COLLECTED MATERIAL:
• • •
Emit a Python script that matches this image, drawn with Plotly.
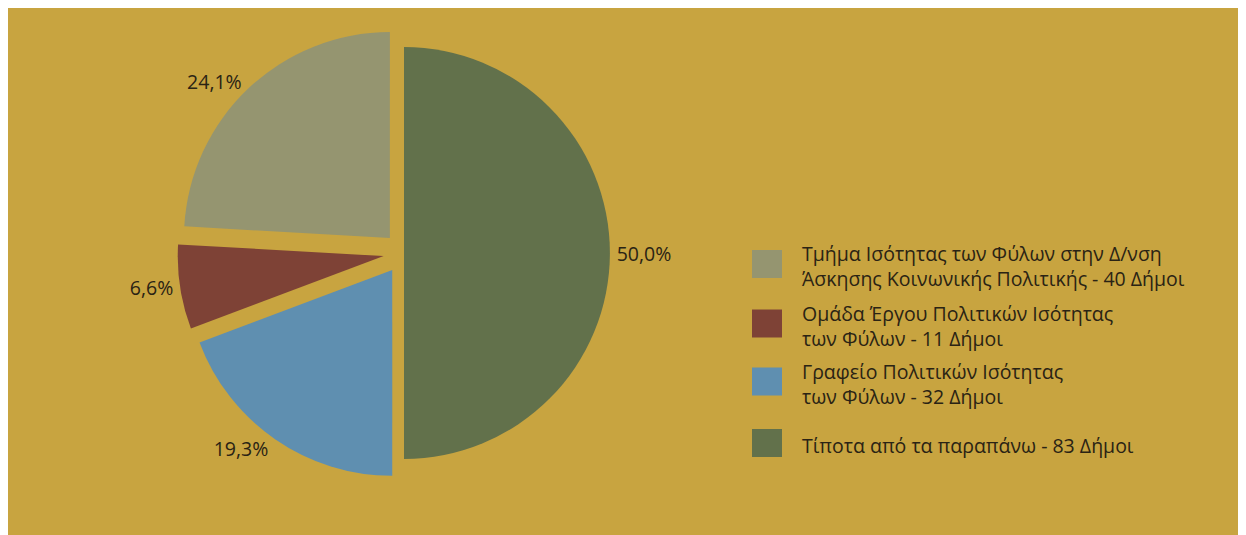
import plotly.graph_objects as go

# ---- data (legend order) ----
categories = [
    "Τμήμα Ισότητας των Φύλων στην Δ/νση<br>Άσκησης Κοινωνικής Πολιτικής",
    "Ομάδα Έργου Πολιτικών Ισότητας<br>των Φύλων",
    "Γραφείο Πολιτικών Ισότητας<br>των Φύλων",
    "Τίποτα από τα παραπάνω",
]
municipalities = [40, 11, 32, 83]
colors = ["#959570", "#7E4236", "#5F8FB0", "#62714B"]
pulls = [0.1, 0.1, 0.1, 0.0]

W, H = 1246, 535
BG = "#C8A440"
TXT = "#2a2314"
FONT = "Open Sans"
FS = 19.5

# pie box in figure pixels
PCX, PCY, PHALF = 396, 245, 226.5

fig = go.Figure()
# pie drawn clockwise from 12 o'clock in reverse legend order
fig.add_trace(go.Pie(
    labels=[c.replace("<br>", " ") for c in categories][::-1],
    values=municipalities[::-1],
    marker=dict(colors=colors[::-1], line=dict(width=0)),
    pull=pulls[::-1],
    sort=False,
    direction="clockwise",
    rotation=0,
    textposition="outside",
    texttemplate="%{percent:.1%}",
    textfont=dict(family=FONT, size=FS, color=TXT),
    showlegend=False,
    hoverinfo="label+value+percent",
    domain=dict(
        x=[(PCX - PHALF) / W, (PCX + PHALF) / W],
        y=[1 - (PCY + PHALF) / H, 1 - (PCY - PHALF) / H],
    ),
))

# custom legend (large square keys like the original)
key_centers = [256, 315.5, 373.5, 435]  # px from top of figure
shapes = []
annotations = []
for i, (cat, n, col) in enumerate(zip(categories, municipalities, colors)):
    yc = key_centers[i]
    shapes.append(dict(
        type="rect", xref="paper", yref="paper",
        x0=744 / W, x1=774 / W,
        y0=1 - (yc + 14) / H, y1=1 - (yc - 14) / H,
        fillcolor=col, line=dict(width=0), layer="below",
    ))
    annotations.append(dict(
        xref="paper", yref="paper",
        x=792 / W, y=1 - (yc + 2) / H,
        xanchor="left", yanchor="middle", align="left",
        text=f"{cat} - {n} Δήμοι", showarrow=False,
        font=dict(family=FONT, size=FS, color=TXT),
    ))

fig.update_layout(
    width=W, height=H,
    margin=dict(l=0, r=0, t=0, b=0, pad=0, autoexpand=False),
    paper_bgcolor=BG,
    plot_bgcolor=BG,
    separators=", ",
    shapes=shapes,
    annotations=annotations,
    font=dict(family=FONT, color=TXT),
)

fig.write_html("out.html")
• • •
WRITTEN INSTRUCTION:
Transcribe the whole listing exactly. Pictures stay out of your copy.

OUTPUT:
Emit a Python script that matches this image, drawn with Plotly.
import plotly.graph_objects as go

# ---- data (legend order) ----
categories = [
    "Τμήμα Ισότητας των Φύλων στην Δ/νση<br>Άσκησης Κοινωνικής Πολιτικής",
    "Ομάδα Έργου Πολιτικών Ισότητας<br>των Φύλων",
    "Γραφείο Πολιτικών Ισότητας<br>των Φύλων",
    "Τίποτα από τα παραπάνω",
]
municipalities = [40, 11, 32, 83]
colors = ["#959570", "#7E4236", "#5F8FB0", "#62714B"]
pulls = [0.1, 0.1, 0.1, 0.0]

W, H = 1246, 535
BG = "#C8A440"
TXT = "#2a2314"
FONT = "Open Sans"
FS = 19.5

# pie box in figure pixels
PCX, PCY, PHALF = 396, 245, 226.5

fig = go.Figure()
# pie drawn clockwise from 12 o'clock in reverse legend order
fig.add_trace(go.Pie(
    labels=[c.replace("<br>", " ") for c in categories][::-1],
    values=municipalities[::-1],
    marker=dict(colors=colors[::-1], line=dict(width=0)),
    pull=pulls[::-1],
    sort=False,
    direction="clockwise",
    rotation=0,
    textposition="outside",
    texttemplate="%{percent:.1%}",
    textfont=dict(family=FONT, size=FS, color=TXT),
    showlegend=False,
    hoverinfo="label+value+percent",
    domain=dict(
        x=[(PCX - PHALF) / W, (PCX + PHALF) / W],
        y=[1 - (PCY + PHALF) / H, 1 - (PCY - PHALF) / H],
    ),
))

# custom legend (large square keys like the original)
key_centers = [256, 315.5, 373.5, 435]  # px from top of figure
shapes = []
annotations = []
for i, (cat, n, col) in enumerate(zip(categories, municipalities, colors)):
    yc = key_centers[i]
    shapes.append(dict(
        type="rect", xref="paper", yref="paper",
        x0=744 / W, x1=774 / W,
        y0=1 - (yc + 14) / H, y1=1 - (yc - 14) / H,
        fillcolor=col, line=dict(width=0), layer="below",
    ))
    annotations.append(dict(
        xref="paper", yref="paper",
        x=792 / W, y=1 - (yc + 2) / H,
        xanchor="left", yanchor="middle", align="left",
        text=f"{cat} - {n} Δήμοι", showarrow=False,
        font=dict(family=FONT, size=FS, color=TXT),
    ))

fig.update_layout(
    width=W, height=H,
    margin=dict(l=0, r=0, t=0, b=0, pad=0, autoexpand=False),
    paper_bgcolor=BG,
    plot_bgcolor=BG,
    separators=", ",
    shapes=shapes,
    annotations=annotations,
    font=dict(family=FONT, color=TXT),
)

fig.write_html("out.html")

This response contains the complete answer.